Risk Impairity: The Cost of Poverty Capital Is Priceless

Volatility represents the cost of capital. Currently it's free. Next it will be unavailable. The fatal assumption in all of today's leveraged "risk parity" strategies is that they assume that they won't move markets when they unwind, because that will cause a self-fulfilling collapse in asset values as leverage is unwound. In other words they assume zero risk asset correlation, which is unfortunate, since under Globalization, risk is 100% correlated to the downside...

MW: Sept. 12, 2016
Friday's Risk Asset Correlation Was On Par With 2008

0% Central Bank capital incentivized maximum leverage aka. minimum collateral. Meanwhile, that same capital generated the artificially low volatility that makes minimal collateral appear momentarily solvent. These combined effects have engendered extreme complacency and maximum leverage at the apex of maximum price risk. All under the false assumption of "minimal risk", due to low volatility being conflated with low risk. 

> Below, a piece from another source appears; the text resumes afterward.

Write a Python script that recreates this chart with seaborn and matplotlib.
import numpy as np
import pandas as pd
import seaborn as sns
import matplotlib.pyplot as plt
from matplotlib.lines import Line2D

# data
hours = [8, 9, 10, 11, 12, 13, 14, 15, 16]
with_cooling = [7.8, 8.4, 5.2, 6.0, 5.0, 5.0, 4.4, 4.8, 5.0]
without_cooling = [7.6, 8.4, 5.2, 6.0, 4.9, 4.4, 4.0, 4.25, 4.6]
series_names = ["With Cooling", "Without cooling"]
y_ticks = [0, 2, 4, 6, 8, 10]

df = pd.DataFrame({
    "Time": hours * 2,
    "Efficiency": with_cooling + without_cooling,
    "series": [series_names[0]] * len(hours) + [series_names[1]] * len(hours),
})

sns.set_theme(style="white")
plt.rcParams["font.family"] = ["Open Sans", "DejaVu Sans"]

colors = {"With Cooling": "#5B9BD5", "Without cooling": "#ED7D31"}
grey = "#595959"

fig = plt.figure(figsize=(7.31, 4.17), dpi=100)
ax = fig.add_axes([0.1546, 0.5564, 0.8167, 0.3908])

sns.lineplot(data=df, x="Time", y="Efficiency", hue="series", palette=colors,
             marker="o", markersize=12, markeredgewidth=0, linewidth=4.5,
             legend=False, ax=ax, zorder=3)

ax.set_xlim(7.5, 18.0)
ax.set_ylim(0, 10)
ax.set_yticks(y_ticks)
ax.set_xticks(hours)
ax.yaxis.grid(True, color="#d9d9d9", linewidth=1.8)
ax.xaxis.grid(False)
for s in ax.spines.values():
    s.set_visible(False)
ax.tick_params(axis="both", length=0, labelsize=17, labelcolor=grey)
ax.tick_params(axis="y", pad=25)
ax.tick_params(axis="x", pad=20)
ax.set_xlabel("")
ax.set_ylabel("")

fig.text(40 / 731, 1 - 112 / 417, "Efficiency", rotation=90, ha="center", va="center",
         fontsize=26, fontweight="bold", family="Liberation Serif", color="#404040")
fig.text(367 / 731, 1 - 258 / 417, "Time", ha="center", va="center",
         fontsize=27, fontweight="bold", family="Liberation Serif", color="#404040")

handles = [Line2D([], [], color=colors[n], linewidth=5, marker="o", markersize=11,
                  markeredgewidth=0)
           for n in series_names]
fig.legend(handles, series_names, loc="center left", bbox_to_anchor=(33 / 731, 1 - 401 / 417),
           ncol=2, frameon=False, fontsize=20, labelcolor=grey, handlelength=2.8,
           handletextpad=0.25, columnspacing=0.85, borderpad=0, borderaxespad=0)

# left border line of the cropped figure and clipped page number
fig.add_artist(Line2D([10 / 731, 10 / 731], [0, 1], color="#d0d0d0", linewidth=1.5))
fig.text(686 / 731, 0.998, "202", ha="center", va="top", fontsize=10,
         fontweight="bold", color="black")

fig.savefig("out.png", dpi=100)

Upon unwinding this pyramid of minimally collateralized debts, each price level lower will bring about accelerating insolvency as re-priced asset collateral vanishes into thin air. Meaning that this momentum feedback loop only goes in one direction, while in the other direction, it dissolves.  

All of which is a long way of saying that volatility represents the cost of capital. And it will go from being *free* to being unavailable. Overnight.